List-coloring is a natural variant of graph coloring, where every vertex v of a graph G starts with its own list L(v) of colors, and the goal is to find a proper coloring of G in which each vertex v receives a color from its list L(v). We call this coloring an L-coloring. Saying that a graph G has an L-coloring when all lists L(v) are equal to {1,…,k} is equivalent to saying that G is k-colorable. One might expect that having fairly different lists makes it easier to color the graph, but it turns out not to be the case, as it is known that the vertices of the complete bipartite graph Kn,n can be assigned lists L(v) of Ω(logn) colors, such that Kn,n has no L-coloring.

In view of the Four color theorem, a natural problem is to find the smallest integer k, such that for all lists L(v) of size at least k in a planar graph G, the graph G has an L-coloring. It was proved in 1993 by Voigt that k≥5, and shortly after that Thomassen proved that when all lists have size at least 5, all planar graphs have an L-coloring, so k=5. The proof of Thomassen is a very nice and short inductive argument, where the lists of the vertices of the outerface are restricted (to have size 1 or 3). Thomassen later showed using a similar technique (but a more involved proof) that if all vertices of a planar graph G of girth at least 5 (i.e. without cycles of length 3 or 4) have a list of size 3, then G has an L-coloring.

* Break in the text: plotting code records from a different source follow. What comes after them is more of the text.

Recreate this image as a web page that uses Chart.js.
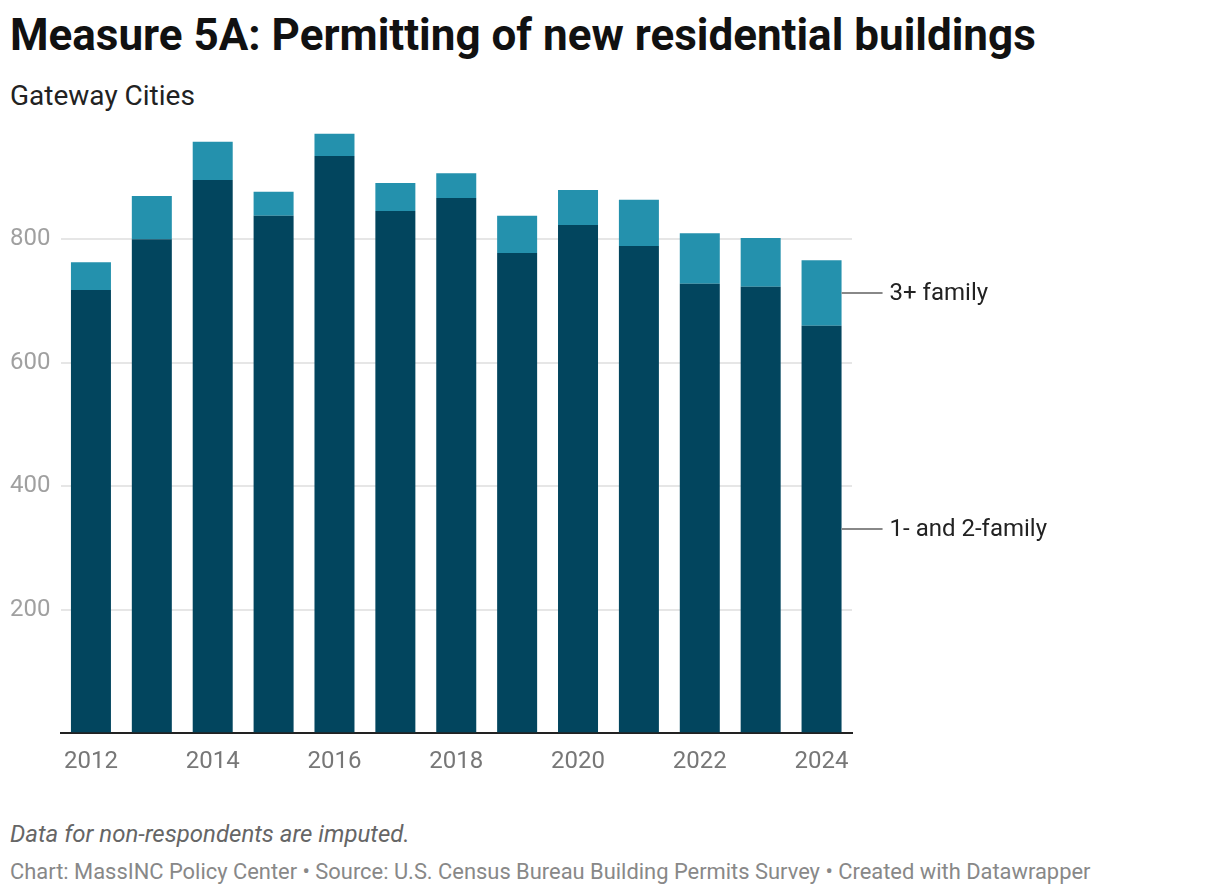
<!DOCTYPE html>
<html>
<head>
<meta charset="utf-8">
<script src="https://cdn.jsdelivr.net/npm/chart.js@4.4.1/dist/chart.umd.min.js"></script>
<style>
  html, body { margin: 0; padding: 0; background: #fff; }
  body { width: 1220px; height: 894px; position: relative; overflow: hidden; font-family: Roboto, "Noto Sans", sans-serif; }
  .t { position: absolute; left: 10px; white-space: nowrap; line-height: 1; margin: 0; }
  #title { top: 13px; font-size: 44px; font-weight: 700; color: #111; }
  #subtitle { top: 81.5px; font-size: 28px; color: #222; }
  #note { top: 822px; font-size: 24px; font-style: italic; color: #666; }
  #credit { top: 860.5px; font-size: 21.9px; color: #888; }
  #wrap { position: absolute; left: 0; top: 100px; width: 1220px; height: 700px; }
</style>
</head>
<body>
<h1 class="t" id="title">Measure 5A: Permitting of new residential buildings</h1>
<div class="t" id="subtitle">Gateway Cities</div>
<div id="wrap"><canvas id="c" width="1220" height="700" style="width:1220px;height:700px"></canvas></div>
<div class="t" id="note">Data for non-respondents are imputed.</div>
<div class="t" id="credit">Chart: MassINC Policy Center • Source: U.S. Census Bureau Building Permits Survey • Created with Datawrapper</div>
<script>
const years = ['2012','2013','2014','2015','2016','2017','2018','2019','2020','2021','2022','2023','2024'];
const oneTwoFamily = [718, 800, 896, 838, 935, 846, 867, 778, 823, 789, 728, 723, 660];
const threePlusFamily = [45, 70, 62, 39, 36, 45, 40, 60, 57, 75, 82, 79, 106];
const seriesNames = ['1- and 2-family', '3+ family'];
const seriesColors = ['#02455e', '#2491ad'];
const yTicks = [200, 400, 600, 800];

const endLabels = {
  id: 'endLabels',
  afterDatasetsDraw(chart) {
    const ctx = chart.ctx;
    ctx.save();
    chart.data.datasets.forEach((ds, i) => {
      const meta = chart.getDatasetMeta(i);
      const el = meta.data[meta.data.length - 1];
      if (!el) return;
      const xr = el.x + el.width / 2;
      const yc = (el.y + el.base) / 2;
      ctx.strokeStyle = '#888';
      ctx.lineWidth = 2;
      ctx.beginPath();
      ctx.moveTo(xr, yc);
      ctx.lineTo(xr + 41, yc);
      ctx.stroke();
      ctx.fillStyle = '#222';
      ctx.font = '24px Roboto';
      ctx.textBaseline = 'middle';
      ctx.textAlign = 'left';
      ctx.fillText(ds.label, xr + 48, yc + 1);
    });
    ctx.restore();
  }
};

new Chart(document.getElementById('c'), {
  type: 'bar',
  data: {
    labels: years,
    datasets: [
      { label: seriesNames[0], data: oneTwoFamily, backgroundColor: seriesColors[0], borderWidth: 0 },
      { label: seriesNames[1], data: threePlusFamily, backgroundColor: seriesColors[1], borderWidth: 0 }
    ]
  },
  options: {
    responsive: false,
    maintainAspectRatio: false,
    animation: false,
    devicePixelRatio: 1,
    categoryPercentage: 1,
    barPercentage: 0.657,
    layout: { padding: { top: 15.8, right: 368, left: 0, bottom: 0 } },
    plugins: { legend: { display: false }, tooltip: { enabled: false } },
    scales: {
      x: {
        stacked: true,
        offset: true,
        grid: { display: false, drawTicks: false },
        border: { display: true, color: '#222', width: 2 },
        ticks: {
          autoSkip: false, maxRotation: 0, minRotation: 0,
          color: '#777', font: { family: 'Roboto', size: 24 }, padding: 14,
          callback: function(v, i) { return i % 2 === 0 ? this.getLabelForValue(v) : ''; }
        },
        afterFit: s => { s.height = 66.7; s.paddingLeft = 0; s.paddingRight = 0; }
      },
      y: {
        stacked: true,
        min: 0, max: 1000,
        afterBuildTicks: s => { s.ticks = [0].concat(yTicks, [1000]).map(v => ({ value: v })); },
        grid: {
          drawTicks: false,
          lineWidth: 2,
          color: c => (yTicks.includes(c.tick.value) ? '#e6e6e6' : 'rgba(0,0,0,0)')
        },
        border: { display: false },
        ticks: {
          color: '#a0a0a0', font: { family: 'Roboto', size: 24 }, padding: 10,
          callback: v => (yTicks.includes(v) ? String(v) : '')
        },
        afterFit: s => { s.width = 60.5; s.paddingTop = 0; s.paddingBottom = 0; }
      }
    }
  },
  plugins: [endLabels]
});
</script>
</body>
</html>
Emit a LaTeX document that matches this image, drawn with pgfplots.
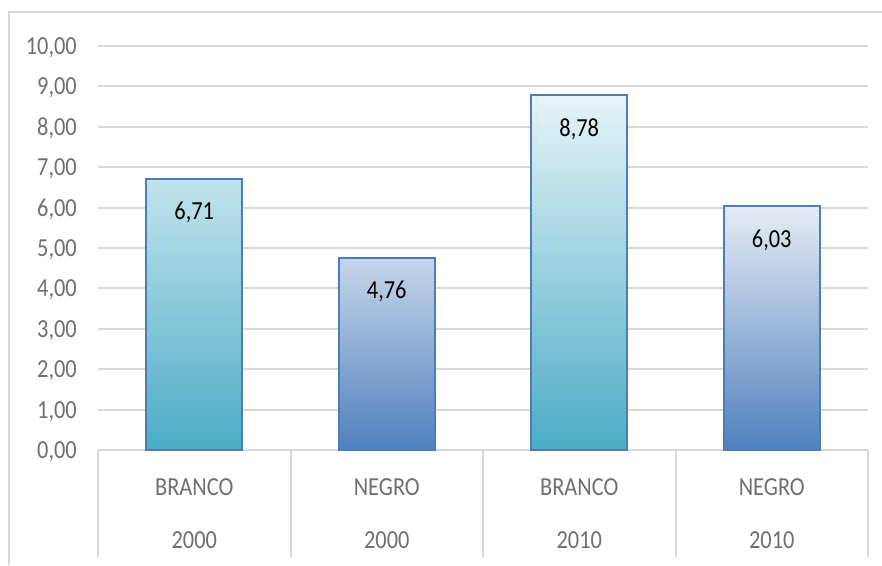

The main result of the present paper is a common strengthening of the two classical theorems of Thomassen mentioned above. Namely, if each vertex of a planar graph G has a list of colors of size at least 3, and at least 4 if it lies in a 4-cycle, and at least 5 if it lies in a triangle, then G has an L-coloring.

While “local” results are fairly common in the area of list-coloring (starting with results when each vertex has a list of colors of size equal to its degree for instance), this type of local result is new and unexpected.